No News is Still Good News

The one function TV news performs very well is that when there is no news we give it to you with the same emphasis as if there were.
:: David Brinkley

Wednesday, May 20, 2009

Quote of the Day

Don't worry about people stealing an idea. If it's original, you will have to ram it down their throats.
:: Howard Aiken

It's a Jungle Out There

Under capitalism, man exploits man. Under communism, it's just the opposite.
:: John Kenneth Galbraith

Now You Know

The secret of being boring is to say everything.
:: Voltaire

Tuesday, May 19, 2009

Quote of the Day

There is no such thing as "fun for the whole family."
:: Jerry Seinfeld

Don't Let Everything In

The trouble with having an open mind, of course, is that people will insist on coming along and trying to put things in it.
:: Terry Pratchett

Find Your Nurturing Side

I bought a cactus. A week later it died. And I got depressed, because I thought, Damn. I am less nurturing than a desert.
:: Demetri Martin

Monday, May 18, 2009

Well, That Should Be Easy

Never contract friendship with a man that is not better than thyself.
:: Confucius

Friday, May 15, 2009

Hear, Hear!

What this country needs is more free speech worth listening to.
:: Hansell B. Duckett

The Known, the Unknown, and the Unknowable

Real knowledge is to know the extent of one's ignorance.
:: Confucius

Thursday, May 14, 2009

Quote of the Day

It is a characteristic of wisdom not to do desperate things.
:: Henry David Thoreau

Roll Call

When they call the roll in the Senate, the Senators do not know whether to answer 'Present' or 'Not guilty.'
:: Theodore Roosevelt

Wednesday, May 13, 2009

We Really Haven't Learned

Give a man a fish and he will eat for a day. Teach a man to fish and he will eat for a lifetime. Teach a man to create an artificial shortage of fish and he will eat steak.
:: Jay Leno

That's What Friends Are For

It is one of the blessings of old friends that you can afford to be stupid with them.
:: Ralph Waldo Emerson

Tuesday, May 12, 2009

Failure is an Option

I have not failed. I've just found 10,000 ways that won't work.
:: Thomas A. Edison

Quote of the Day

The universal brotherhood of man is our most precious possession, what there is of it.
:: Mark Twain

Welcome to my World

Men live in a fantasy world.
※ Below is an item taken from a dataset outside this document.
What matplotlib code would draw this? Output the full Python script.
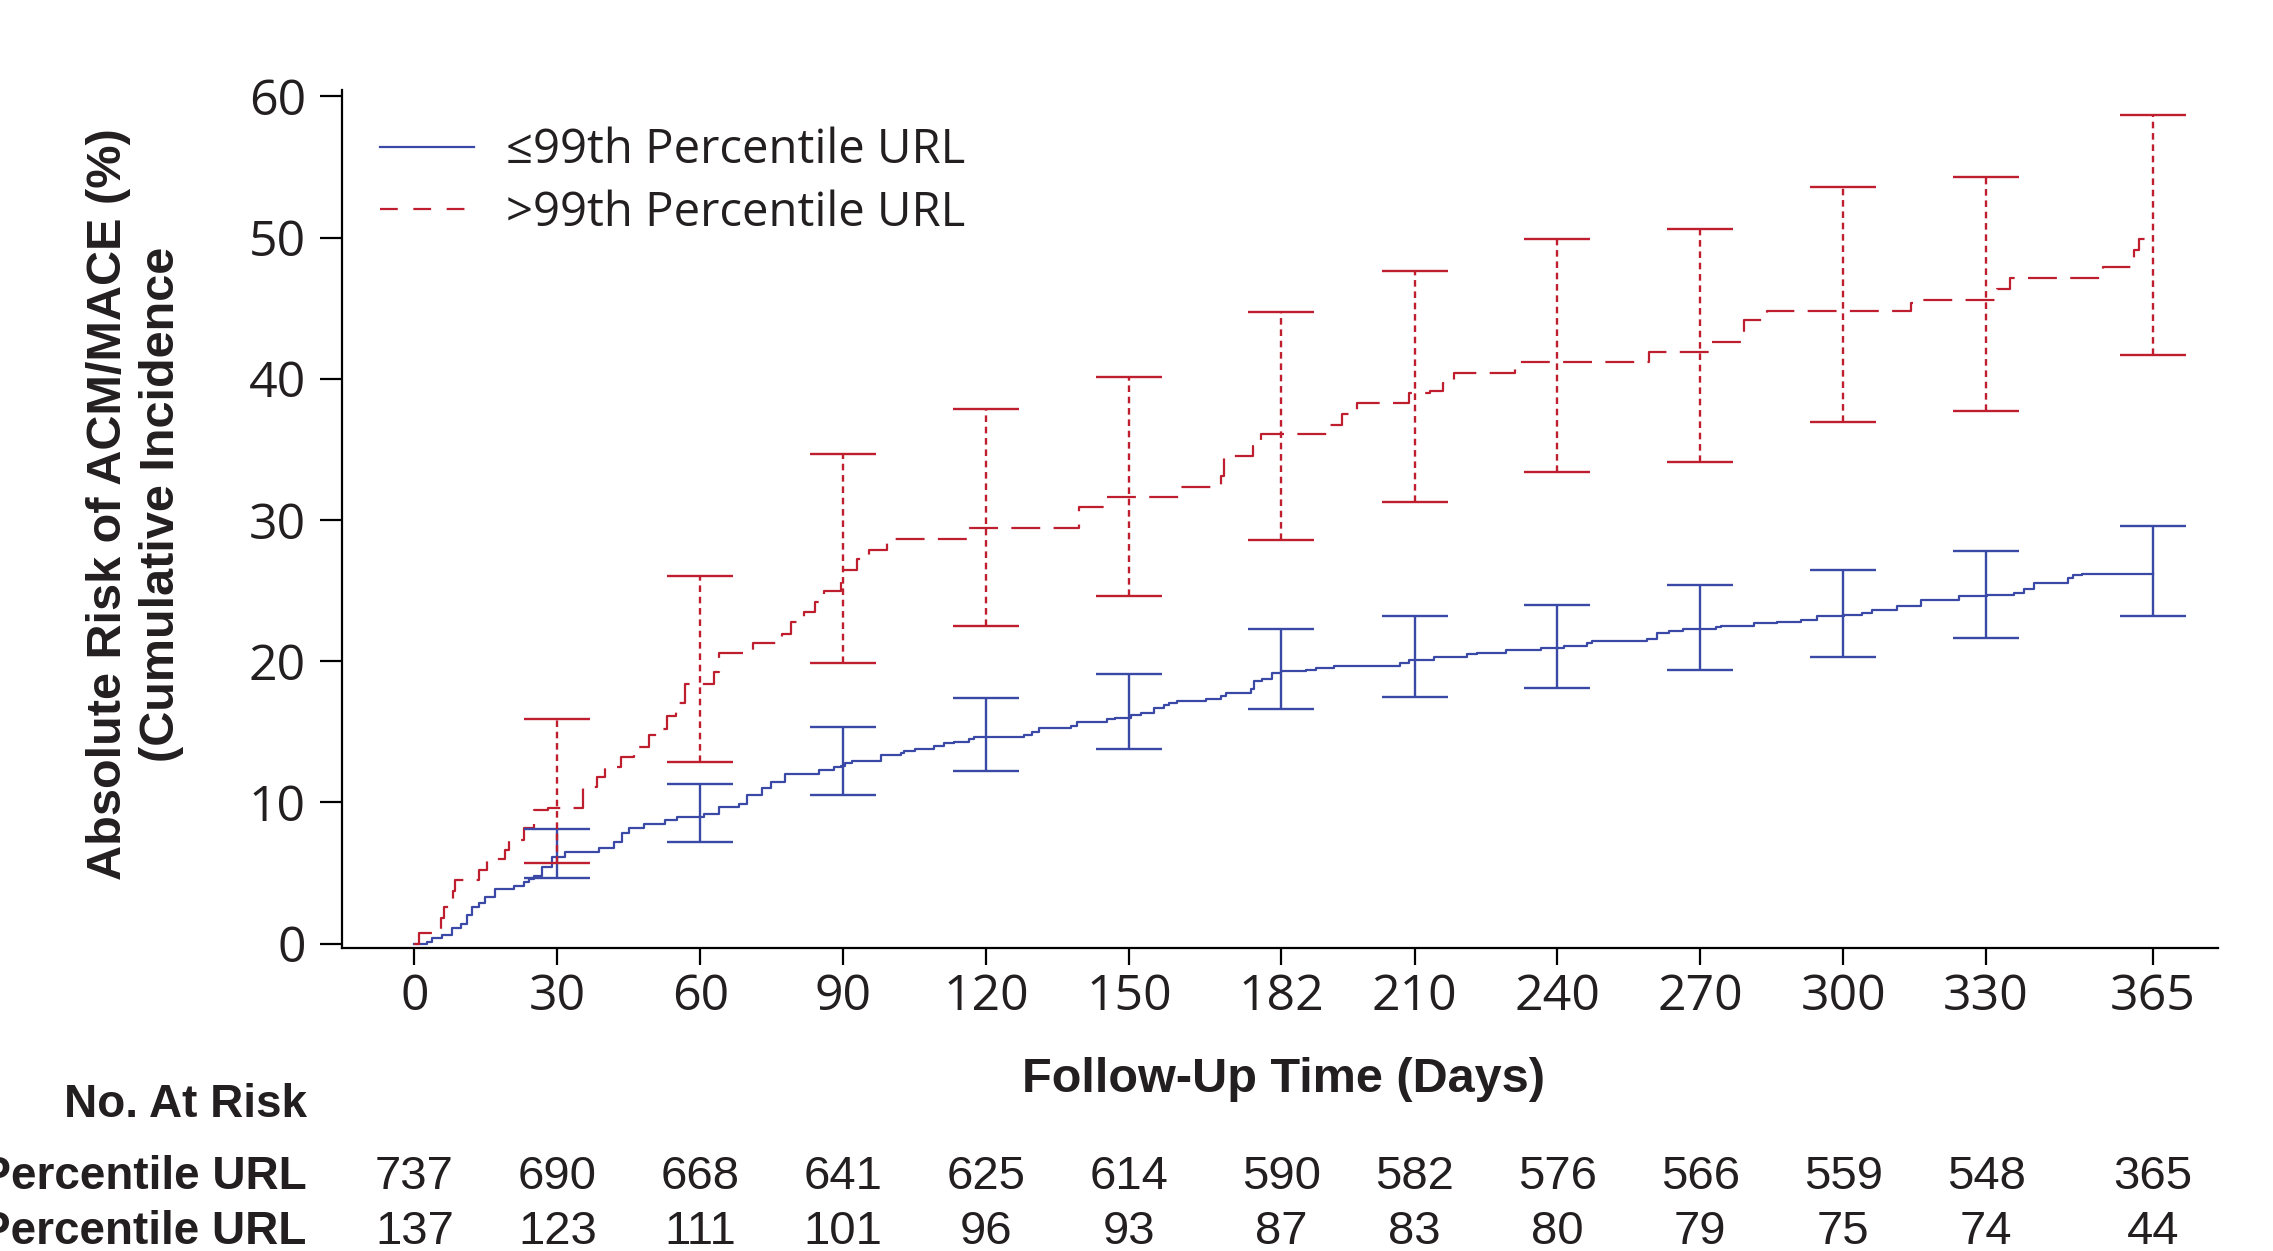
import matplotlib
matplotlib.use("Agg")
import matplotlib.pyplot as plt
import matplotlib.transforms as mtransforms
from matplotlib.lines import Line2D

# ---------------- data ----------------
tick_days = [0, 30, 60, 90, 120, 150, 182, 210, 240, 270, 300, 330, 365]
y_ticks = [0, 10, 20, 30, 40, 50, 60]

low_label = "\u226499th Percentile URL"
high_label = ">99th Percentile URL"

low_t = [0, 2.7, 3.7, 5.8, 7.9, 9.7, 11.1, 12.1, 13.5, 14.9, 17.0, 20.9, 23.0, 24.0, 25.1,
         26.8, 28.9, 31.7, 38.7, 41.9, 43.6, 45.0, 48.2, 52.7, 55.2, 60.8, 63.9, 68.1, 69.9,
         73.0, 74.8, 77.9, 84.9, 88.1, 89.5, 90.5, 91.9, 97.9, 102.1, 102.8, 105.2, 109.1,
         111.2, 113.3, 116.4, 117.5, 127.9, 129.7, 131.1, 137.8, 139.2, 145.5, 147.2, 150.4,
         152.5, 155.3, 157.4, 158.4, 160.2, 166.1, 169.3, 170.3, 175.6, 176.3, 178.0, 180.1,
         181.9, 187.1, 189.2, 193.0, 207.0, 208.8, 214.0, 221.0, 223.2, 229.1, 236.5, 241.4,
         246.3, 247.3, 258.9, 261.0, 263.4, 266.3, 273.3, 274.3, 281.2, 286.2, 291.1, 294.6,
         300.1, 304.0, 306.1, 311.3, 316.3, 324.3, 330.2, 335.9, 338.0, 340.1, 347.2, 348.2,
         350.2, 365]
low_v = [0, 0.13, 0.37, 0.6, 1.07, 1.4, 2.0, 2.6, 2.85, 3.3, 3.84, 4.07, 4.38, 4.6, 4.78,
         5.44, 6.15, 6.5, 6.74, 7.2, 7.8, 8.18, 8.46, 8.75, 8.98, 9.2, 9.7, 9.9, 10.5,
         10.98, 11.45, 12.0, 12.3, 12.5, 12.6, 12.76, 12.9, 13.35, 13.5, 13.65, 13.8, 14.0,
         14.2, 14.3, 14.46, 14.65, 14.76, 14.95, 15.26, 15.4, 15.7, 15.88, 16.0, 16.2,
         16.35, 16.7, 16.9, 17.0, 17.17, 17.3, 17.5, 17.76, 18.0, 18.57, 18.76, 19.13,
         19.3, 19.37, 19.5, 19.67, 19.85, 20.1, 20.3, 20.5, 20.6, 20.77, 20.9, 21.1,
         21.3, 21.4, 21.6, 22.0, 22.1, 22.27, 22.4, 22.5, 22.7, 22.8, 22.9, 23.2,
         23.3, 23.4, 23.6, 23.9, 24.3, 24.6, 24.7, 24.8, 25.1, 25.5, 25.9, 26.1,
         26.2, 26.2]

high_t = [0, 0.9, 5.5, 6.2, 8.0, 8.5, 13.5, 15.3, 19.0, 19.8, 23.0, 25.1, 28.0, 35.4, 38.4,
          40.0, 43.3, 46.0, 49.2, 52.0, 53.0, 55.0, 56.9, 62.9, 64.0, 71.0, 77.2, 79.0, 81.8,
          84.0, 86.0, 89.5, 93.0, 95.4, 99.3, 116.4, 139.5, 145.5, 160.5, 169.3, 170.0,
          176.0, 177.7, 192.0, 194.8, 198.0, 208.8, 213.2, 216.0, 218.3, 231.0, 259.2,
          272.0, 279.2, 284.0, 314.2, 316.0, 332.2, 335.0, 354.5, 361.0, 362.1, 365]
high_v = [0, 0.77, 1.8, 2.6, 3.7, 4.5, 5.2, 5.96, 6.6, 7.33, 8.2, 9.45, 9.62, 11.06, 11.8,
          12.5, 13.2, 13.94, 14.8, 15.2, 16.1, 17.0, 18.4, 19.2, 20.6, 21.3, 21.9, 22.8, 23.5,
          24.2, 25.0, 26.45, 27.2, 27.9, 28.67, 29.4, 30.9, 31.6, 32.3, 33.1, 34.55,
          35.2, 36.05, 36.7, 37.5, 38.26, 38.96, 39.1, 39.7, 40.4, 41.16, 41.9,
          42.6, 44.14, 44.8, 45.35, 45.56, 46.33, 47.1, 47.88, 49.1, 49.9, 49.9]

ci_days = [30, 60, 90, 120, 150, 182, 210, 240, 270, 300, 330, 365]
low_ci_lo = [4.66, 7.17, 10.5, 12.24, 13.75, 16.6, 17.45, 18.1, 19.4, 20.3, 21.66, 23.2]
low_ci_hi = [8.1, 11.3, 15.3, 17.36, 19.1, 22.27, 23.2, 24.0, 25.4, 26.45, 27.8, 29.6]
high_ci_lo = [5.68, 12.83, 19.9, 22.5, 24.6, 28.6, 31.3, 33.4, 34.1, 36.96, 37.7, 41.7]
high_ci_hi = [15.9, 26.0, 34.7, 37.85, 40.1, 44.7, 47.65, 49.9, 50.6, 53.57, 54.27, 58.7]

risk_low = [737, 690, 668, 641, 625, 614, 590, 582, 576, 566, 559, 548, 365]
risk_high = [137, 123, 111, 101, 96, 93, 87, 83, 80, 79, 75, 74, 44]

# ---------------- style ----------------
BLUE = "#3a48a6"
RED = "#bf1e2e"
TXT = "#231f20"
REG = ["Open Sans", "DejaVu Sans"]
COND = ["Liberation Sans Narrow", "Liberation Sans", "DejaVu Sans"]
RED_DASH = (13.0, 6.0)

fig = plt.figure(figsize=(22.73, 12.51), dpi=100)
ax = fig.add_axes([0.1505, 0.2424, 0.8253, 0.6857])

lw = 1.6
ax.plot(low_t, low_v, drawstyle="steps-post", color=BLUE, lw=lw, zorder=3)
ax.plot(high_t, high_v, drawstyle="steps-post", color=RED, lw=lw,
        dashes=RED_DASH, zorder=3)

def draw_ci(days, lo, hi, color, dotted):
    mid = [(a + b) / 2 for a, b in zip(lo, hi)]
    err = [(b - a) / 2 for a, b in zip(lo, hi)]
    _, caps, bars = ax.errorbar(days, mid, yerr=err, fmt="none", ecolor=color,
                                elinewidth=1.7, capsize=24, capthick=1.7, zorder=4)
    if dotted:
        bars[0].set_linestyle((0, (2.8, 2.0)))

draw_ci(ci_days, low_ci_lo, low_ci_hi, BLUE, False)
draw_ci(ci_days, high_ci_lo, high_ci_hi, RED, True)

ax.set_xlim(-15.2, 378.7)
ax.set_ylim(-0.3, 60.45)
ax.set_xticks(tick_days)
ax.set_xticklabels([str(d) for d in tick_days])
ax.set_yticks(y_ticks)
ax.set_yticklabels([str(v) for v in y_ticks])
for s in ["top", "right"]:
    ax.spines[s].set_visible(False)
for s in ["left", "bottom"]:
    ax.spines[s].set_linewidth(1.6)
    ax.spines[s].set_color("black")
ax.tick_params(axis="y", direction="out", length=16, width=1.6, pad=10,
               labelsize=36, labelcolor=TXT)
ax.tick_params(axis="x", direction="out", length=12, width=1.6, pad=6,
               labelsize=36, labelcolor=TXT)
for lab in ax.get_xticklabels() + ax.get_yticklabels():
    lab.set_family(REG)

handles = [Line2D([], [], color=BLUE, lw=lw),
           Line2D([], [], color=RED, lw=lw, dashes=(8.0, 7.0))]
leg = ax.legend(handles, [low_label, high_label], loc="upper left",
                bbox_to_anchor=(0.02, 0.957), frameon=False,
                prop={"family": REG, "size": 34}, handlelength=2.0,
                handletextpad=0.68, labelspacing=0.32, borderpad=0, borderaxespad=0)
for t in leg.get_texts():
    t.set_color(TXT)

# axis labels
fig.text(0.0594, 0.597, "Absolute Risk of ACM/MACE (%)\n(Cumulative Incidence",
         rotation=90, ha="center", va="center", family=COND, weight="bold",
         fontsize=35, color=TXT, linespacing=1.22, multialignment="center")
fig.text(0.5645, 0.137, "Follow-Up Time (Days)", ha="center", va="center",
         family=COND, weight="bold", fontsize=35, color=TXT)

# number at risk table
row1_y = 0.0588
row2_y = 0.0148
fig.text(0.135, 0.117, "No. At Risk", ha="right", va="center", family=COND,
         weight="bold", fontsize=33, color=TXT)
fig.text(0.135, row1_y, low_label, ha="right", va="center", family=COND,
         weight="bold", fontsize=33, color=TXT)
fig.text(0.135, row2_y, high_label, ha="right", va="center", family=COND,
         weight="bold", fontsize=33, color=TXT)
trans = mtransforms.blended_transform_factory(ax.transData, fig.transFigure)
for d, a, b in zip(tick_days, risk_low, risk_high):
    ax.text(d, row1_y, str(a), transform=trans, ha="center", va="center",
            family=COND, fontsize=34, color=TXT, clip_on=False)
    ax.text(d, row2_y, str(b), transform=trans, ha="center", va="center",
            family=COND, fontsize=34, color=TXT, clip_on=False)

fig.savefig("out.png", dpi=100)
I know this because I am one, and I actually receive my mail there.
:: Scott Adams

The Truth Hurts

In much wisdom is much grief; and he that increaseth knowledge increaseth sorrow.
:: Ecclesiastes 1:18

Monday, May 11, 2009

Thought For the Day

One must be an inventor to read well. There is then creative reading as well as creative writing.
:: Ralph Waldo Emerson

Garbage In, Garbage Out

If you put tomfoolery into a computer, nothing comes out of it but tomfoolery. But this tomfoolery, having passed through a very expensive machine, is somehow ennobled and no-one dares criticize it.
:: Pierre Gallois

Thursday, May 7, 2009

You First. No, You First!

He was a bold man, that first ate an oyster.
:: Jonathan Swift

Wednesday, May 6, 2009

Quote of the Day

What appears to be truth is a worldly distortion of objective truth.
:: Hakim Sanai

Tuesday, May 5, 2009

Hardship is Relative

Do not worry about your difficulties in Mathematics. I can assure you mine are still greater.
:: Albert Einstein

Thought for the Day

Reading, after a certain age, diverts the mind too much from its creative pursuits. Any man who reads too much and uses his own brain too little falls into lazy habits of thinking.